The company said in a press release that Kalshi Research, which positions the company as both a commercial operator and a data provider for scholarly study, is modelled after research initiatives at major artificial intelligence firms.
The unit will grant approved researchers access to anonymised internal platform data, which Kalshi describes as the largest and most comprehensive dataset in the prediction markets sector.
The company is also organising the first Prediction Market Conference, intended to convene researchers, traders, forecasters, and community participants to present empirical findings and methodological advances in the field.
Alongside the launch, Kalshi released its first internally produced study, examining the accuracy of its inflation forecasts relative to Wall Street consensus estimates.

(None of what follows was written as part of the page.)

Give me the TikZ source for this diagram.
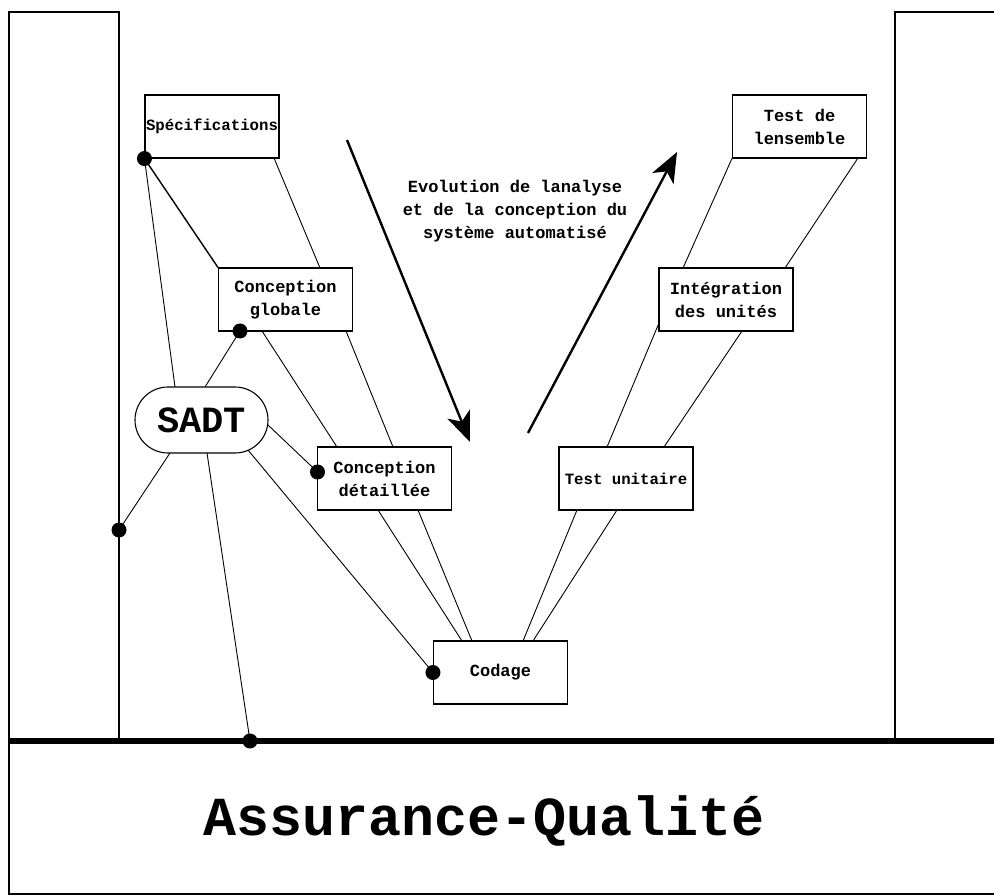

According to the analysis, Kalshi forecasts outperformed traditional benchmarks by roughly 40% across varying market conditions and matched or exceeded consensus expectations on 85% of inflation readings when measured one week in advance.
The study also highlighted what Kalshi labeled “shock alpha,” finding that its forecasts were substantially more accurate during periods of heightened volatility, when market expectations diverged sharply from eventual outcomes.
Academics from institutions including Harvard, Stanford, Yale, and the University of Chicago have agreed to collaborate with Kalshi Research, and calls for abstracts and conference registration have opened to the public.
AGA, tribes lobby against Kalshi
Kalshi’s new research initiative unfolds against a backdrop of escalating legal scrutiny that continues to shape the company’s operating environment.
In ongoing federal litigation, Kalshi is challenging state-level efforts to restrict its sports-related event contracts, arguing that its products fall under federal commodities law rather than traditional gambling statutes.
That position has drawn opposition from tribal governments, state regulators, and industry groups, who contend that Kalshi’s interpretation would undermine long-standing state and tribal authority over gaming.
In filings before the US Court of Appeals for the Fourth Circuit, amici representing tribal interests and the American Gaming Association have argued that Kalshi’s approach circumvents established regulatory frameworks.
They argue that the model would effectively bypass the Indian Gaming Regulatory Act and established state licensing regimes, shifting sports wagering oversight to the Commodity Futures Trading Commission without explicit congressional authorisation.
While Kalshi is investing in academic credibility and empirical validation of prediction markets as forecasting tools, courts are simultaneously weighing whether the company’s business model fits within existing legal frameworks.
The outcome of that conundrum may ultimately determine how far Kalshi Research’s ambitions can extend beyond scholarship into broader market adoption.